**The request**
Give back exactly the lines from the start of the listing to the line containing "(backtip) at (441,-426);", inclusive, and nothing beyond them.

**Data segment**

********************

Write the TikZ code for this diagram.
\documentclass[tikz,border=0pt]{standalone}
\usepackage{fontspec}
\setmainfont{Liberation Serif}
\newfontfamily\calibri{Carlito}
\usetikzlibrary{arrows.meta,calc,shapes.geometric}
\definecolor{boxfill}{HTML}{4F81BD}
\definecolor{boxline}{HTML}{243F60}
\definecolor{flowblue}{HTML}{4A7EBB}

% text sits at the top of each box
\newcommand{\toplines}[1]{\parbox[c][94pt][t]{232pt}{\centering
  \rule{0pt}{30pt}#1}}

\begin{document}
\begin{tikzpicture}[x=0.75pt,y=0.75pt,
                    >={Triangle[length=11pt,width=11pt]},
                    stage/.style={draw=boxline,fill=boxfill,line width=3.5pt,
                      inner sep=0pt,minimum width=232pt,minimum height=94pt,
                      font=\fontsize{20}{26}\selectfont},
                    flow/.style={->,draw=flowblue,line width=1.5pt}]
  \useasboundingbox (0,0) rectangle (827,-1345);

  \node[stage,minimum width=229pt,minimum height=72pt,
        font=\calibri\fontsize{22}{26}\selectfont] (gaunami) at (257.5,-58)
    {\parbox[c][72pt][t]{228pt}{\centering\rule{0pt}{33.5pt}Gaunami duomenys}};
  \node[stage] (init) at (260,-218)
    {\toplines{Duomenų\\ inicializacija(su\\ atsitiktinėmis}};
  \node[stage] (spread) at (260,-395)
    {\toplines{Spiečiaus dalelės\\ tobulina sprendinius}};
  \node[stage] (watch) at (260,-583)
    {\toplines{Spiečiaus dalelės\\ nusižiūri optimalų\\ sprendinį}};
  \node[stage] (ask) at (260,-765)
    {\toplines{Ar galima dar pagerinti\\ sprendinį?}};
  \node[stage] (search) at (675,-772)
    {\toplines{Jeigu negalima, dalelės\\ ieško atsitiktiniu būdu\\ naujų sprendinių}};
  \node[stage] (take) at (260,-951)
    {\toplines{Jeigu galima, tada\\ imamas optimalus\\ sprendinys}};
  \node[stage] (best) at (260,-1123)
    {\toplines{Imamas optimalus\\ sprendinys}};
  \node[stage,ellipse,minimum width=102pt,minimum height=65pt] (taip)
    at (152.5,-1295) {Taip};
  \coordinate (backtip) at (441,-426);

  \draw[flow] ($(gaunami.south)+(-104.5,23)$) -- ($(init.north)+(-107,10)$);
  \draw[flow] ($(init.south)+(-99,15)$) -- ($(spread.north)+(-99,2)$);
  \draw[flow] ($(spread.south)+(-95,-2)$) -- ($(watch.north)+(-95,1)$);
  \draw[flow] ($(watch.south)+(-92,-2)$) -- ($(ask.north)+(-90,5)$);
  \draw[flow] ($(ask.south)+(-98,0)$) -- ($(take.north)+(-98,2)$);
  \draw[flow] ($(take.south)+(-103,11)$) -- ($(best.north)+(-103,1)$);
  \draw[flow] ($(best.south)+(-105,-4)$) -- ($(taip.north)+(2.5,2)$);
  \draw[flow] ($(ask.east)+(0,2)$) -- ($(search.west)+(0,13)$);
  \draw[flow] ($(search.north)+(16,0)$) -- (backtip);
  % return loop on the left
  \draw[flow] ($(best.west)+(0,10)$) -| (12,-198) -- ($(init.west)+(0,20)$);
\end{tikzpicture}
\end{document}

********************

**Result of the task**
Write the TikZ code for this diagram.
\documentclass[tikz,border=0pt]{standalone}
\usepackage{fontspec}
\setmainfont{Liberation Serif}
\newfontfamily\calibri{Carlito}
\usetikzlibrary{arrows.meta,calc,shapes.geometric}
\definecolor{boxfill}{HTML}{4F81BD}
\definecolor{boxline}{HTML}{243F60}
\definecolor{flowblue}{HTML}{4A7EBB}

% text sits at the top of each box
\newcommand{\toplines}[1]{\parbox[c][94pt][t]{232pt}{\centering
  \rule{0pt}{30pt}#1}}

\begin{document}
\begin{tikzpicture}[x=0.75pt,y=0.75pt,
                    >={Triangle[length=11pt,width=11pt]},
                    stage/.style={draw=boxline,fill=boxfill,line width=3.5pt,
                      inner sep=0pt,minimum width=232pt,minimum height=94pt,
                      font=\fontsize{20}{26}\selectfont},
                    flow/.style={->,draw=flowblue,line width=1.5pt}]
  \useasboundingbox (0,0) rectangle (827,-1345);

  \node[stage,minimum width=229pt,minimum height=72pt,
        font=\calibri\fontsize{22}{26}\selectfont] (gaunami) at (257.5,-58)
    {\parbox[c][72pt][t]{228pt}{\centering\rule{0pt}{33.5pt}Gaunami duomenys}};
  \node[stage] (init) at (260,-218)
    {\toplines{Duomenų\\ inicializacija(su\\ atsitiktinėmis}};
  \node[stage] (spread) at (260,-395)
    {\toplines{Spiečiaus dalelės\\ tobulina sprendinius}};
  \node[stage] (watch) at (260,-583)
    {\toplines{Spiečiaus dalelės\\ nusižiūri optimalų\\ sprendinį}};
  \node[stage] (ask) at (260,-765)
    {\toplines{Ar galima dar pagerinti\\ sprendinį?}};
  \node[stage] (search) at (675,-772)
    {\toplines{Jeigu negalima, dalelės\\ ieško atsitiktiniu būdu\\ naujų sprendinių}};
  \node[stage] (take) at (260,-951)
    {\toplines{Jeigu galima, tada\\ imamas optimalus\\ sprendinys}};
  \node[stage] (best) at (260,-1123)
    {\toplines{Imamas optimalus\\ sprendinys}};
  \node[stage,ellipse,minimum width=102pt,minimum height=65pt] (taip)
    at (152.5,-1295) {Taip};
  \coordinate (backtip) at (441,-426);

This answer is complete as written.